Extracted records
>> begin
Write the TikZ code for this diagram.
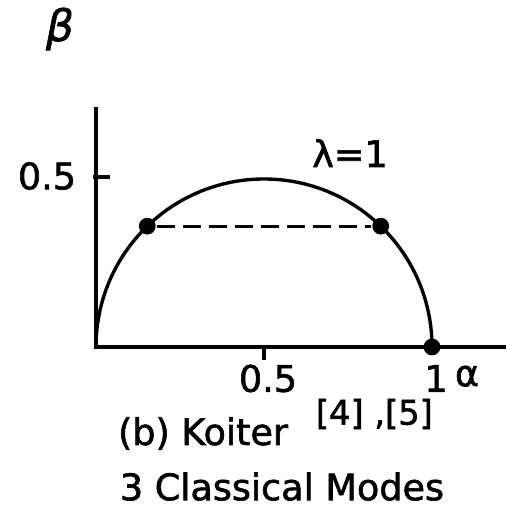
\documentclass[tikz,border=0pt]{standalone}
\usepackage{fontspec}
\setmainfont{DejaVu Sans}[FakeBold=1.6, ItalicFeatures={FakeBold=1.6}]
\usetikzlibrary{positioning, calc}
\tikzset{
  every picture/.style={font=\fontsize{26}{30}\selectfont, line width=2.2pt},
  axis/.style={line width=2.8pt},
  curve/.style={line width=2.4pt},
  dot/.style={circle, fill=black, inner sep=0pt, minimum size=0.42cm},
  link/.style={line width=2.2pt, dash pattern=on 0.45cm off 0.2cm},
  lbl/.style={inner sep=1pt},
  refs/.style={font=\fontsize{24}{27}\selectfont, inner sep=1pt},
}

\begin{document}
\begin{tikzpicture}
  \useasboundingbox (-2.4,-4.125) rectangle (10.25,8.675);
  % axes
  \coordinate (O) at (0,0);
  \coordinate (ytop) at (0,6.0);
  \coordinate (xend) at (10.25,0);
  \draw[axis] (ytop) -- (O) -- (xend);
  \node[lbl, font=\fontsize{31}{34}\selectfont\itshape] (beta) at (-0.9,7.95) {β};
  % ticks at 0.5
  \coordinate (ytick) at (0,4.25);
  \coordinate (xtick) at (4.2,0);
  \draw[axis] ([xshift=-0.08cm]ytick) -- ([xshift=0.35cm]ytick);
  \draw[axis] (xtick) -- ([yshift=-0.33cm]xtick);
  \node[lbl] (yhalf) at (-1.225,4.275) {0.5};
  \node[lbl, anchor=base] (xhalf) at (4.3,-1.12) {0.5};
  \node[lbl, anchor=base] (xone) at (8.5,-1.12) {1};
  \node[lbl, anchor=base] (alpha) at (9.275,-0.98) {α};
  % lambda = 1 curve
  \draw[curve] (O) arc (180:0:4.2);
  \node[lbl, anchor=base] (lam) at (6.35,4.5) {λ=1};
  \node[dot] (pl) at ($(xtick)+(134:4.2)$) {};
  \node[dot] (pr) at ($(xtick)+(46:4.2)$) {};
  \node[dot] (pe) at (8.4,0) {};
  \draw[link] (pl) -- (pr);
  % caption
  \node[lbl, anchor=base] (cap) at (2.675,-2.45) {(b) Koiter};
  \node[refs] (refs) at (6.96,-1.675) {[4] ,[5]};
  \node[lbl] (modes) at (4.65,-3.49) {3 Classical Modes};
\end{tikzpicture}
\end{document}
>> end
>> begin
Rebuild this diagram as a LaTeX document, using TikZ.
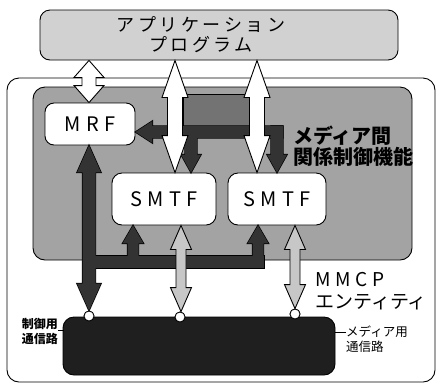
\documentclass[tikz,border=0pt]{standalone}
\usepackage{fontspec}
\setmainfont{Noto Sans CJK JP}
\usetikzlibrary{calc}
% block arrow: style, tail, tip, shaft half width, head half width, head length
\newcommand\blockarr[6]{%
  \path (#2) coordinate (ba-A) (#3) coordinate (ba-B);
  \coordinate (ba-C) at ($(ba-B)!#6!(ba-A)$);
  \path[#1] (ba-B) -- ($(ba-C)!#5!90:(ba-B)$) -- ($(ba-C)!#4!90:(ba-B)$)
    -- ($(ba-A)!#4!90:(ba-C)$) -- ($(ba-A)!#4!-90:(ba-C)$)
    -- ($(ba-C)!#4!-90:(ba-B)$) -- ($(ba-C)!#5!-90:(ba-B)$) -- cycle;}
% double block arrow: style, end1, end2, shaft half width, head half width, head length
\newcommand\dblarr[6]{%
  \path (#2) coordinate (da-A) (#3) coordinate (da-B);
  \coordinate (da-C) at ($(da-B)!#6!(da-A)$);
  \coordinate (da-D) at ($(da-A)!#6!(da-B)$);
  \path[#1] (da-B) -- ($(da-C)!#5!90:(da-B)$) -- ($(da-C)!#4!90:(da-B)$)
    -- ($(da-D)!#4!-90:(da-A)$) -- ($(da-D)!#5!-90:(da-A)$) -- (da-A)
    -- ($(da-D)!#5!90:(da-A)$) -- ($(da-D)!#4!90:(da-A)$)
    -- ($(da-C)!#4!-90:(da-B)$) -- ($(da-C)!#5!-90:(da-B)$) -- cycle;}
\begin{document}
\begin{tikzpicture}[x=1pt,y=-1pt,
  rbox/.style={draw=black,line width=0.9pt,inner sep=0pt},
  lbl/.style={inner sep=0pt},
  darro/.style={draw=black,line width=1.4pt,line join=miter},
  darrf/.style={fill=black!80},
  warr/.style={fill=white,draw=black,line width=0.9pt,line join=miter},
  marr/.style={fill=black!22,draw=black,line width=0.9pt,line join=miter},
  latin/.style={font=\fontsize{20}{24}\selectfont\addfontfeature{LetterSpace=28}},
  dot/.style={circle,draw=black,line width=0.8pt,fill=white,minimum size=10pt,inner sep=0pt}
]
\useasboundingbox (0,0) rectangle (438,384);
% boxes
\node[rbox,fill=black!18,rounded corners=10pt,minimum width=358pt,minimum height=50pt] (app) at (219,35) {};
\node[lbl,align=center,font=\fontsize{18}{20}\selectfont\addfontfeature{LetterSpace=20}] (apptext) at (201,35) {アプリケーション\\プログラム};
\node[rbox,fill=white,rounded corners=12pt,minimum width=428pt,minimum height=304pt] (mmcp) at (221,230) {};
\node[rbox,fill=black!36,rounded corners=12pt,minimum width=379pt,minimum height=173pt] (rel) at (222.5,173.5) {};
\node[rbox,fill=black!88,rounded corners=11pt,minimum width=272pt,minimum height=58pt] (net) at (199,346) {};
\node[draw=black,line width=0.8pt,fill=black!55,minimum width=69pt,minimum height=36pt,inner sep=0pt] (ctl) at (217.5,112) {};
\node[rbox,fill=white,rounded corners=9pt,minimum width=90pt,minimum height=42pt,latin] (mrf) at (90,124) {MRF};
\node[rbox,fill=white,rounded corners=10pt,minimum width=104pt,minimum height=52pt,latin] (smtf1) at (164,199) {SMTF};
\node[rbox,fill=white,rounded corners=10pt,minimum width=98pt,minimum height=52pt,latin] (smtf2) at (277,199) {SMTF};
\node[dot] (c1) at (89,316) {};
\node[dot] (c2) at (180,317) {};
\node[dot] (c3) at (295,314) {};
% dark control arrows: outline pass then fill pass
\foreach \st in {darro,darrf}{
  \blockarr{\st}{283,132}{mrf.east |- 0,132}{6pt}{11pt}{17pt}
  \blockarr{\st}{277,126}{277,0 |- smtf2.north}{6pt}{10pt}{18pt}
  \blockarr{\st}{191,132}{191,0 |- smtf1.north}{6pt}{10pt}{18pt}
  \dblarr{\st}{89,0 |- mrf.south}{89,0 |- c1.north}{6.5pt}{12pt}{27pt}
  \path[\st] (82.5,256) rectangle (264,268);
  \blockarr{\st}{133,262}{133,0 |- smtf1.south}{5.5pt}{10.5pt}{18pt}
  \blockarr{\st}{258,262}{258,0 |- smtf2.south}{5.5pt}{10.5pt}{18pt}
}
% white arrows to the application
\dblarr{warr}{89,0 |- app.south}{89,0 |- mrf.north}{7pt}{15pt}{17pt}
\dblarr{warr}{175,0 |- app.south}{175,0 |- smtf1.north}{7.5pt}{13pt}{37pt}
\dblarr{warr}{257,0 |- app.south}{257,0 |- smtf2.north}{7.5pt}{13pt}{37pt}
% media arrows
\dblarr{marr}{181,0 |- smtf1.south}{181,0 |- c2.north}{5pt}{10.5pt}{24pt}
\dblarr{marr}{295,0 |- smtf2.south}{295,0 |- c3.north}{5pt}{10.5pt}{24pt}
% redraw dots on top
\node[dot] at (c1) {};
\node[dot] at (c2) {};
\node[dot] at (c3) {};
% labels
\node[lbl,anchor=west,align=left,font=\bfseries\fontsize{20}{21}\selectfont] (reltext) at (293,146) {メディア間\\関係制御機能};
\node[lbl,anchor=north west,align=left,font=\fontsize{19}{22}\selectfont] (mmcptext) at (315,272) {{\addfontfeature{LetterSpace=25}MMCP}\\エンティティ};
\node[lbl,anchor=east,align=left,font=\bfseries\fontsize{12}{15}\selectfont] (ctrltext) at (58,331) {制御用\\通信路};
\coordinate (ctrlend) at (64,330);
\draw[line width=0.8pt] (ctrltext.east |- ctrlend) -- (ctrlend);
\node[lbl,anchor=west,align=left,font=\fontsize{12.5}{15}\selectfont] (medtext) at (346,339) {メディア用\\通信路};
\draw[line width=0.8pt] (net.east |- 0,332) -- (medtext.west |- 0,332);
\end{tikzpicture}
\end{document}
>> end
» **TASK BRIEF**:
From the data, list each line in which the string "diagram" appears.

» **PROBLEM SOLUTION**:
Write the TikZ code for this diagram.
Rebuild this diagram as a LaTeX document, using TikZ.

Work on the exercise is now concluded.